• _WHAT IS BEING ASKED_:
Look below. Copy each line that has "React" in it.

• • • • • • •

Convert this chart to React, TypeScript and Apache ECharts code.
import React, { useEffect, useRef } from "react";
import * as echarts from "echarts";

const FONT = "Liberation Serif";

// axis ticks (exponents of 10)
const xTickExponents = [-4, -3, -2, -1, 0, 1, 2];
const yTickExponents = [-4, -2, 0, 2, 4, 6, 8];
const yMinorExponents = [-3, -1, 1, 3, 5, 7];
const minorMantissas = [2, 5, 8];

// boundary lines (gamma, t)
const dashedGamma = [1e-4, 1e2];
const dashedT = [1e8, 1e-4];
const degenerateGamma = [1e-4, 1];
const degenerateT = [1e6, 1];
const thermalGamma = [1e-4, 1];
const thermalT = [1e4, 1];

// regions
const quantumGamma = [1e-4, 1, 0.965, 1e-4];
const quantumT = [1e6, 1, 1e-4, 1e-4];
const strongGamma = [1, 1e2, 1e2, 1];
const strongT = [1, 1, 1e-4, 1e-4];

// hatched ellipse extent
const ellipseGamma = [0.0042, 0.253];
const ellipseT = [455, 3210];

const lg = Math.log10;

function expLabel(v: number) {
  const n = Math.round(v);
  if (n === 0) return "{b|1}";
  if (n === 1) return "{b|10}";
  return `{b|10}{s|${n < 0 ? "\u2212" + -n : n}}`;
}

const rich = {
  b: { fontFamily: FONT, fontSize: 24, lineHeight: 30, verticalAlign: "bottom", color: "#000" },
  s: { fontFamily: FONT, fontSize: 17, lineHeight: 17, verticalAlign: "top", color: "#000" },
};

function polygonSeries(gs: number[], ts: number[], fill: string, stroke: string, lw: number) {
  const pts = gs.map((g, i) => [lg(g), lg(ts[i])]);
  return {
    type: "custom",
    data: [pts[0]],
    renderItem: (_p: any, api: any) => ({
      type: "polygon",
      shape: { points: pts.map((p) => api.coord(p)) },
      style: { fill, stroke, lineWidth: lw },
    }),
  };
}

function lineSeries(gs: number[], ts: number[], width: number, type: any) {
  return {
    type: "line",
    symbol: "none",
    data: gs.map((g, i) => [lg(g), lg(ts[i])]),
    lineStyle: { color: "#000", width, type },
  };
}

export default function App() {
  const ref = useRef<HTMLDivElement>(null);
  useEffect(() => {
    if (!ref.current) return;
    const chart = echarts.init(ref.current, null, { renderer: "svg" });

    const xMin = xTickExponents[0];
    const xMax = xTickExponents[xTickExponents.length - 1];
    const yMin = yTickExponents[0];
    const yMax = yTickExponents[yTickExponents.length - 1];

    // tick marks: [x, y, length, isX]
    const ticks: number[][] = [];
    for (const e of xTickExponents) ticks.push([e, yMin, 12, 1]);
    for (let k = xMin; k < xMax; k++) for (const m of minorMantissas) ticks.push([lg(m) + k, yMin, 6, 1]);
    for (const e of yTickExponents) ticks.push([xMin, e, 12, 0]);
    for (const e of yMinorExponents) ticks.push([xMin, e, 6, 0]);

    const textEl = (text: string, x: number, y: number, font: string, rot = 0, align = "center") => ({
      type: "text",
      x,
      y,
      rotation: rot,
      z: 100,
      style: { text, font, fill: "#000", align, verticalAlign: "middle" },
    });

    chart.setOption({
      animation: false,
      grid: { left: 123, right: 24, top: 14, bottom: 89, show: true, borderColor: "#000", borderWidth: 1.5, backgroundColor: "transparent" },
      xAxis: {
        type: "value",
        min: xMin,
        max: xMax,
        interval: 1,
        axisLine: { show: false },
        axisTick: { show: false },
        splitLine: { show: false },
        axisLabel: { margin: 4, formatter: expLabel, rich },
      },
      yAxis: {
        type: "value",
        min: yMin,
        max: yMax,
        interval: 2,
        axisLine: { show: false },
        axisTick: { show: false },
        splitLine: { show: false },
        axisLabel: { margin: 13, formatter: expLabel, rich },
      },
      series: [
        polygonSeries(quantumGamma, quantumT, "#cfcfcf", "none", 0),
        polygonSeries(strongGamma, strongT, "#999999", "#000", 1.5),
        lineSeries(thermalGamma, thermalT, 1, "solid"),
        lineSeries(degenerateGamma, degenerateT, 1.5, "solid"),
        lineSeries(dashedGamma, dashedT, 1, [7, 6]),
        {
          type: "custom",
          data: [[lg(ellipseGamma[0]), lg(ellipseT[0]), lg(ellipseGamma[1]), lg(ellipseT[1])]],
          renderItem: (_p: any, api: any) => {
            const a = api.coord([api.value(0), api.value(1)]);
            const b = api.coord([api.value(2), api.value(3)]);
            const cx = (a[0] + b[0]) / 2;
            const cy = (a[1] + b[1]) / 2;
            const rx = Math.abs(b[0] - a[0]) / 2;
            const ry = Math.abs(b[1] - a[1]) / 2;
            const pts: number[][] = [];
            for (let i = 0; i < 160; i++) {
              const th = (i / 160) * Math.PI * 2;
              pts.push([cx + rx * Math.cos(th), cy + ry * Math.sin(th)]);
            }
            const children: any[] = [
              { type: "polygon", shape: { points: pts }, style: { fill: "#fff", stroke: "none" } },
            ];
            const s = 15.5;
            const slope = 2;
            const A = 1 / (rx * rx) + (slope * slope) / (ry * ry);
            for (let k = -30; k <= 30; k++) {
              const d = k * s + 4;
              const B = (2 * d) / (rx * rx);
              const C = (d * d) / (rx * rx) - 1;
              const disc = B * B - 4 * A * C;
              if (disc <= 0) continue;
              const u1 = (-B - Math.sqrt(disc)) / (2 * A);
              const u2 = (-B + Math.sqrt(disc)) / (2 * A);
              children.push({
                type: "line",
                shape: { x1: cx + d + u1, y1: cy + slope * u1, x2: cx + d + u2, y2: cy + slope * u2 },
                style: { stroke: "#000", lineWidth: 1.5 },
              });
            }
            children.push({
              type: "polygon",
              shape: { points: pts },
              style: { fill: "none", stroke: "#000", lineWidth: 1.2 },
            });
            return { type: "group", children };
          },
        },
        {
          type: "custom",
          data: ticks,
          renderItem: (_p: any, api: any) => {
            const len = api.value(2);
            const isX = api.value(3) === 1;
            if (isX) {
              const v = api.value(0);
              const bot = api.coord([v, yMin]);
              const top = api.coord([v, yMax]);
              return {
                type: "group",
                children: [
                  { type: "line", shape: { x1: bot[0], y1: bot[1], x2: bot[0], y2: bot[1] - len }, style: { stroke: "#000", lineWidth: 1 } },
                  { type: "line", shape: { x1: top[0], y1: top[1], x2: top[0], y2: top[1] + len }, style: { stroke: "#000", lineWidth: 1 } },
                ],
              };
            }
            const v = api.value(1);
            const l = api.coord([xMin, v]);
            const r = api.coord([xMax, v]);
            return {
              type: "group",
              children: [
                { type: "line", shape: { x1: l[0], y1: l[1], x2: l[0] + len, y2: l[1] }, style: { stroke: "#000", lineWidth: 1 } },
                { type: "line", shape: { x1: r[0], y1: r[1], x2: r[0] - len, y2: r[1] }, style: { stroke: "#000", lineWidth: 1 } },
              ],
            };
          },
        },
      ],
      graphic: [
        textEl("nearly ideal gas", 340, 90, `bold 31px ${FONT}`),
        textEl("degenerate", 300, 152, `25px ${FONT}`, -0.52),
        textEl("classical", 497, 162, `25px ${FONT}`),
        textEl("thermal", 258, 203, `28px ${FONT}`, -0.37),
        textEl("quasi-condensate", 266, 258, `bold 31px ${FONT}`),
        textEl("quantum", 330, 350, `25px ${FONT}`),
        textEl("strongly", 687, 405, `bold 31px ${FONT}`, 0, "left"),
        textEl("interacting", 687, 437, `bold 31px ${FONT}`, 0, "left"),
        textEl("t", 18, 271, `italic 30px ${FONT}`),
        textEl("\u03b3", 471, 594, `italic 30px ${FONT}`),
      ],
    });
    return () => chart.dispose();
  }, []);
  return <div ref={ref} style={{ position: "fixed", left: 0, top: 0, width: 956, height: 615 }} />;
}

• • • • • • •

• _TASK SOLUTION_:
Convert this chart to React, TypeScript and Apache ECharts code.
import React, { useEffect, useRef } from "react";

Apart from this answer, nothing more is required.